Well, that whole model of the “history of SF” is, I think, ahistorical. More, Kepler, Cyrano, and even Bellamy would be absolutely at sea with the codic conventions by which we make sense of the sentences in a contemporary SF text. Indeed, they would be at sea with most modern and post modern writing. It’s just pedagogic snobbery (or insecurity), constructing these preposterous and historically insensitive genealogies, with Mary Shelley for our grandmother or Lucian of Samosata as our great great grandfather. There’s no reason to run SF too much back before 1926, when Hugo Gernsback coined the ugly and ponderous term, “scientifiction,” which, in the letter columns written by the readers of his magazines, became over the next year or so “science fiction” and finally “SF.” Ten years before or 30 years before is all right, I suppose, if you need an Ur period. It depends on what aspect of it you’re studying, of course. But 50 years is the absolute outside, and that’s only to guess at the faintest rhetorical traces of the vaguest discursive practices. And in practical terms, most people who extend SF too much before 1910 are waffling.
Look. Currently our most historically sensitive literary critics are busily explaining to us that “literature” as we know it, read it, study it, and interpret it today hasn’t existed more than 100 years. Yet somehow there is supposed to be a stable object, SF, that’s endured since the 16th century—though it only got named in 1929…?
That’s preposterous.
Now, there’ve been serious writers of SF ever since SF developed its own publishing outlets among the paraliterary texts that trickled out on their own towards the end of the 19th century and that, thanks to technical developments in printing methods, became a flood by the end of World War I and today are an ocean. Some of those SF writers, like Stanley G. Weinbaum (1900 35), were extraordinarily fine. Some of them, like Captain S.P. Meek (1894 1972), were unbelievably bad. And others, like Edward E. Smith (1890 1965), while bad, still had something going. But what they were all doing, both the bad ones and the good ones, was developing a new way of reading, a new way of making texts make sense—collectively producing a new set of codes. And they did it, in their good, bad, and indifferent ways, by writing new kinds of sentences, and embedding them in contexts in which those sentences were readable. And whether their intentions were serious or not, a new way of reading is serious business.

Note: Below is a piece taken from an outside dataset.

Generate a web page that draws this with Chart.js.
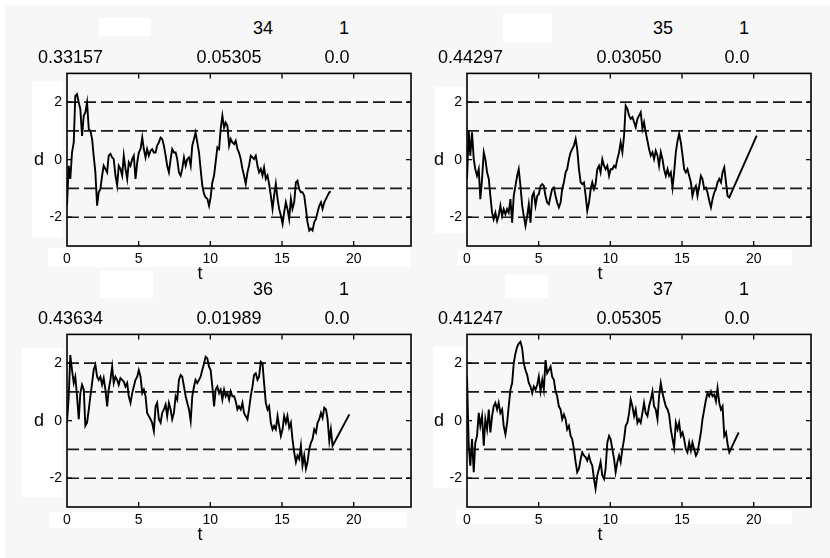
<!DOCTYPE html>
<html lang="ja">
<head>
    <meta charset="UTF-8">
    <title>d - t</title>
    <style>
        body { margin: 0; background: #fff; }
        #page { position: relative; width: 830px; height: 558px; overflow: hidden; }
        .bg { position: absolute; left: 5px; top: 5px; right: 0; bottom: 0; background: #f7f7f7; }
        .box { position: absolute; background: #fff; }
        .txt { position: absolute; font: 18px "Liberation Sans", Arial, sans-serif; color: #000;
               line-height: 1; white-space: nowrap; transform: translate(-50%, -50%); }
        .txt.left { transform: translate(0, -50%); }
        canvas { position: absolute; }
    </style>
</head>
<body>
<div id="page">
    <div class="bg"></div>
</div>

<script src="https://cdn.jsdelivr.net/npm/chart.js"></script>
<script>
    // eje t (muestreo)
    const tGrid = [
        0,0.12,0.23,0.35,0.47,0.58,0.70,0.82,0.93,1.05,
        1.17,1.28,1.40,1.52,1.63,1.75,1.86,1.98,2.10,2.21,
        2.33,2.45,2.56,2.68,2.80,2.91,3.03,3.15,3.26,3.38,
        3.50,3.61,3.73,3.85,3.96,4.08,4.20,4.31,4.43,4.55,
        4.66,4.78,4.90,5.01,5.13,5.25,5.36,5.48,5.59,5.71,
        5.83,5.94,6.06,6.18,6.29,6.41,6.53,6.64,6.76,6.88,
        6.99,7.11,7.23,7.34,7.46,7.58,7.69,7.81,7.93,8.04,
        8.16,8.28,8.39,8.51,8.63,8.74,8.86,8.97,9.09,9.21,
        9.32,9.44,9.56,9.67,9.79,9.91,10.02,10.14,10.26,10.37,
        10.49,10.61,10.72,10.84,10.96,11.07,11.19,11.31,11.42,11.54,
        11.66,11.77,11.89,12.00,12.12,12.24,12.35,12.47,12.59,12.70,
        12.82,12.94,13.05,13.17,13.29,13.40,13.52,13.64,13.75,13.87,
        13.99,14.10,14.22,14.34,14.45,14.57,14.69,14.80,14.92,15.04,
        15.15,15.27,15.38,15.50,15.62,15.73,15.85,15.97,16.08,16.20,
        16.32,16.43,16.55,16.67,16.78,16.90,17.02,17.13,17.25,17.37,
        17.48,17.60,17.72,17.83,17.95,18.07,18.18,18.30,18.41,18.53
    ];

    const d34 = [
        -1.60,-0.21,-0.67,0.25,0.60,2.22,2.28,1.99,1.76,0.83,
        1.53,1.64,1.99,1.06,1.01,0.72,0.14,-0.44,-1.60,-1.13,
        -1.02,-0.55,-0.21,-0.32,-0.44,0.14,0.20,0.08,0.02,-0.55,
        -0.90,-0.21,-0.32,-0.55,0.14,-0.32,-0.67,-0.09,-0.21,0.02,
        0.14,-0.67,-0.09,0.25,0.37,0.77,0.37,0.08,0.37,0.14,
        0.31,0.37,0.25,0.25,0.49,0.60,0.77,0.72,0.49,0.14,
        -0.21,-0.44,0.02,0.37,0.25,0.25,0.02,-0.44,-0.55,-0.32,
        0.08,-0.21,0.02,0.08,-0.21,0.49,0.72,0.95,0.60,0.25,
        -0.32,-0.90,-1.19,-1.31,-1.36,-1.60,-1.31,-0.79,-0.55,-0.09,
        0.43,0.37,1.06,1.53,1.12,1.29,1.18,0.49,0.72,0.60,
        0.54,0.66,0.37,0.25,0.02,-0.32,-0.55,-0.84,-0.44,-0.21,
        0.14,0.08,0.02,0.14,-0.21,-0.44,-0.32,-0.55,-0.27,-0.67,
        -0.55,-0.84,-1.25,-1.71,-1.25,-0.84,-1.36,-1.71,-1.94,-2.23,
        -1.83,-1.48,-1.71,-2.06,-1.36,-1.71,-1.48,-0.79,-0.73,-1.02,
        -1.13,-1.13,-1.25,-1.71,-2.17,-2.46,-2.40,-2.46,-2.17,-2.06,
        -1.83,-1.60,-1.48,-1.71,-1.48,-1.36,-1.25,-1.13,-1.11
    ];
    const d35 = [
        -0.67,1.01,0.14,0.95,0.02,-0.33,-0.56,-0.33,-1.37,-0.67,
        0.26,0.02,-0.44,-0.67,-1.26,-1.84,-2.07,-1.84,-2.13,-1.95,
        -1.60,-1.95,-1.72,-1.90,-1.72,-1.84,-1.37,-2.19,-1.26,-0.91,
        -0.56,-0.33,-0.91,-1.60,-1.95,-2.30,-1.95,-1.55,-2.19,-1.26,
        -1.14,-1.60,-1.26,-1.20,-0.91,-0.85,-0.91,-1.26,-1.49,-1.55,
        -1.26,-1.02,-0.97,-1.26,-1.49,-1.66,-1.49,-1.02,-0.79,-0.44,
        -0.33,0.02,0.26,0.37,0.49,0.72,0.37,-0.33,-0.79,-0.85,
        -0.79,-1.26,-1.78,-1.49,-1.02,-0.79,-1.02,-0.85,-0.33,-0.21,
        -0.44,0.02,-0.21,-0.33,-0.21,-0.56,-0.33,-0.33,-0.21,-0.27,
        0.02,0.26,0.60,0.26,0.84,1.88,1.77,1.53,1.42,1.48,
        1.30,1.13,1.42,1.53,1.65,1.07,1.30,0.95,0.66,0.37,
        0.14,0.26,0.02,0.31,0.14,-0.21,0.26,0.02,-0.33,-0.56,
        -0.33,-0.56,-0.44,-0.97,-0.44,0.26,0.66,0.90,0.60,0.14,
        -0.33,-0.44,-0.33,-0.56,-0.79,-1.26,-1.02,-0.91,-1.26,-0.91,
        -0.56,-0.67,-1.02,-0.97,-1.14,-1.43,-1.66,-1.37,-1.14,-1.02,
        -0.79,-0.67,-0.79,-0.44,-0.27,-0.79,-1.26,-1.31
    ];
    const d36 = [
        -0.07,0.85,2.28,1.76,1.31,1.53,0.85,0.05,0.96,1.25,
        1.08,-0.18,-0.07,0.39,0.85,1.31,1.76,1.94,1.53,1.42,
        1.53,1.25,1.48,1.08,0.50,1.08,1.42,1.88,1.31,1.53,
        1.42,1.25,1.48,1.42,1.36,1.19,1.31,0.85,0.62,0.96,
        1.19,1.42,1.53,1.76,1.53,0.96,1.08,0.85,0.27,0.16,
        0.05,-0.07,-0.36,0.50,0.62,0.05,-0.07,0.27,0.39,0.56,
        0.16,0.62,0.39,0.05,0.27,0.85,0.73,1.42,1.59,1.53,
        1.19,0.85,0.62,0.39,-0.01,0.85,1.19,1.42,1.31,1.42,
        1.53,1.76,1.99,2.22,2.16,1.88,1.76,1.19,0.50,1.08,
        1.19,0.96,1.08,0.73,1.08,0.85,0.96,0.73,1.02,0.85,
        0.85,0.68,0.39,0.50,0.39,0.62,0.27,0.16,0.05,0.39,
        0.85,1.19,1.59,1.65,1.42,1.53,2.05,1.99,1.31,0.62,
        0.39,0.50,-0.07,-0.30,-0.18,-0.30,0.16,-0.18,-0.53,-0.30,
        0.16,-0.07,0.16,-0.24,-0.07,-0.64,-1.10,-1.44,-1.21,-1.33,
        -0.87,-1.56,-1.21,-1.67,-1.44,-0.99,-0.76,-0.64,-0.30,-0.41,
        -0.07,0.05,0.27,0.10,0.45,0.39,0.05,-0.70,-0.30,-0.87
    ];
    const d37 = [
        1.53,-0.87,-1.56,-0.64,-1.79,-0.76,-0.53,0.27,-0.18,0.16,
        -0.87,0.05,-0.30,0.39,-0.41,0.16,0.50,0.62,0.39,0.62,
        0.27,0.39,-0.18,-0.47,-0.07,0.50,1.08,1.31,1.99,2.34,
        2.57,2.68,2.74,2.51,1.99,1.76,1.59,1.31,1.19,0.96,
        1.19,1.08,1.25,1.53,1.02,1.42,1.08,2.11,1.65,1.76,
        1.88,1.53,1.42,1.02,0.85,0.50,0.39,0.05,0.22,0.05,
        -0.30,-0.18,-0.53,-0.64,-0.99,-1.44,-1.79,-1.67,-1.33,-1.10,
        -1.21,-1.27,-1.39,-1.21,-1.44,-1.56,-2.02,-2.36,-1.90,-1.67,
        -1.44,-1.90,-2.02,-1.67,-0.76,-0.53,-0.64,-0.99,-1.33,-1.79,
        -1.44,-1.21,-1.44,-0.99,-0.64,-0.18,-0.07,0.27,0.73,0.50,
        0.16,0.39,-0.07,0.05,-0.07,0.27,0.62,0.27,0.16,0.50,
        0.73,1.02,0.50,0.39,0.05,0.85,1.31,0.96,0.73,0.50,
        0.39,0.22,-0.30,-0.64,-0.93,-0.07,-0.30,-0.07,-0.53,-0.41,
        -0.64,-0.99,-1.10,-0.76,-1.04,-0.76,-0.99,-1.21,-1.10,-0.76,
        -0.41,0.05,0.39,0.73,0.96,0.85,1.02,0.85,0.91,0.68,
        1.13,0.62,0.39,0.50,-0.53,-0.41,-0.81,-1.10
    ];

    // último tramo recto de cada curva [t, d]
    const tail34 = null;
    const tail35 = [20.21, 0.84];
    const tail36 = [19.70, 0.22];
    const tail37 = [18.95, -0.41];

    // textos de cabecera
    const runIds  = ['34', '35', '36', '37'];
    const flags   = ['1', '1', '1', '1'];
    const valA    = ['0.33157', '0.44297', '0.43634', '0.41247'];
    const valB    = ['0.05305', '0.03050', '0.01989', '0.05305'];
    const valC    = ['0.0', '0.0', '0.0', '0.0'];

    const xTicks = [0, 5, 10, 15, 20];
    const yTicks = [-2, 0, 2];
    const refLevels = [2, 1, -1, -2];
    const tMax = 24;

    const page = document.getElementById('page');
    function addBox(x, y, w, h) {
        const b = document.createElement('div');
        b.className = 'box';
        b.style.cssText = `left:${x}px;top:${y}px;width:${w}px;height:${h}px`;
        page.appendChild(b);
    }
    function addText(txt, x, y, left) {
        const e = document.createElement('div');
        e.className = left ? 'txt left' : 'txt';
        e.textContent = txt;
        e.style.left = x + 'px';
        e.style.top = y + 'px';
        page.appendChild(e);
    }

    // cajas blancas (como en la captura)
    addBox(99, 18, 52, 18);   addBox(32, 81, 31, 156);  addBox(48, 248, 362, 19);  addBox(100, 270, 53, 28);
    addBox(503, 13, 49, 30);  addBox(435, 87, 30, 146); addBox(458, 250, 334, 15); addBox(505, 275, 43, 23);
    addBox(22, 348, 41, 149); addBox(49, 512, 358, 16);
    addBox(433, 347, 32, 141); addBox(456, 510, 336, 14);

    const framePlugin = {
        id: 'frame',
        afterDraw(chart) {
            const { ctx, chartArea: a, scales: { x, y } } = chart;
            ctx.save();
            ctx.strokeStyle = '#000';
            ctx.lineWidth = 1.6;
            ctx.strokeRect(a.left, a.top, a.right - a.left, a.bottom - a.top);
            ctx.lineWidth = 1.3;
            ctx.beginPath();
            xTicks.forEach(v => {
                if (v <= 0) return;
                const px = x.getPixelForValue(v);
                ctx.moveTo(px, a.bottom); ctx.lineTo(px, a.bottom - 5);
                ctx.moveTo(px, a.top); ctx.lineTo(px, a.top + 5);
            });
            yTicks.forEach(v => {
                const py = y.getPixelForValue(v);
                ctx.moveTo(a.left, py); ctx.lineTo(a.left + 5, py);
                ctx.moveTo(a.right, py); ctx.lineTo(a.right - 5, py);
            });
            ctx.stroke();
            ctx.restore();
        }
    };

    const tickFont = { family: '"Liberation Sans", Arial, sans-serif', size: 14 };

    function makePanel(idx, ox, oy, vals, tail) {
        const cv = document.createElement('canvas');
        cv.width = 415; cv.height = 215;
        cv.style.left = ox + 'px';
        cv.style.top = (oy + 60) + 'px';
        page.appendChild(cv);

        const pts = vals.map((v, i) => ({ x: tGrid[i], y: v }));
        if (tail) pts.push({ x: tail[0], y: tail[1] });

        const refSets = refLevels.map(lv => ({
            data: [{ x: 0, y: lv }, { x: tMax, y: lv }],
            borderColor: '#1a1a1a', borderWidth: 1.7, borderDash: [12, 5],
            pointRadius: 0
        }));

        new Chart(cv.getContext('2d'), {
            type: 'line',
            data: {
                datasets: [{
                    data: pts, borderColor: '#000', borderWidth: 1.9,
                    pointRadius: 0, tension: 0
                }, ...refSets]
            },
            options: {
                responsive: false,
                animation: false,
                events: [],
                layout: { padding: { top: 11, right: 4, left: 0, bottom: 0 } },
                plugins: { legend: { display: false }, tooltip: { enabled: false } },
                scales: {
                    x: {
                        type: 'linear', min: 0, max: tMax,
                        afterBuildTicks: s => { s.ticks = xTicks.map(v => ({ value: v })); },
                        afterFit: s => { s.height = 29; },
                        grid: { display: false, drawTicks: false },
                        border: { display: false },
                        ticks: { font: tickFont, color: '#000', padding: 5, autoSkip: false, maxRotation: 0 }
                    },
                    y: {
                        min: -3, max: 3,
                        afterBuildTicks: s => { s.ticks = yTicks.map(v => ({ value: v })); },
                        afterFit: s => { s.width = 67; },
                        grid: { display: false, drawTicks: false },
                        border: { display: false },
                        ticks: { font: tickFont, color: '#000', padding: 5, autoSkip: false }
                    }
                }
            },
            plugins: [framePlugin]
        });

        // textos del panel
        addText(runIds[idx], ox + 263, oy + 28);
        addText(flags[idx], ox + 344, oy + 28);
        addText(valA[idx], ox + 38, oy + 57, true);
        addText(valB[idx], ox + 229, oy + 57);
        addText(valC[idx], ox + 337, oy + 57);
        addText('d', ox + 39, oy + 159);
        addText('t', ox + 200, oy + 273);
    }

    makePanel(0, 0, 0, d34, tail34);
    makePanel(1, 400, 0, d35, tail35);
    makePanel(2, 0, 261, d36, tail36);
    makePanel(3, 400, 261, d37, tail37);
</script>
</body>
</html>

Between the beginning of the century and the decade after the Second World War—by the end of which we clearly have the set of codes we recognize today as SF—there are things of real historical interest to study in the developing interpretative codes and the texts that both exploited them and revised them in the pulp SF magazines and, later, in the SF book market, hardcover and paperback. But most academic critiques that equate 17th , 18th , and 19th century didactic fables with 20th century pulp texts just mystify history and suppress those historical developments, both in terms of what was seriously intended and what was simply interesting, however flip.
I’ve never proclaimed my work SF, proudly or humbly. I assume most of my published fiction is SF—and I assume most of my readers feel it is, too. But that’s like a poet assuming she writes poems, or a playwright assuming he writes plays.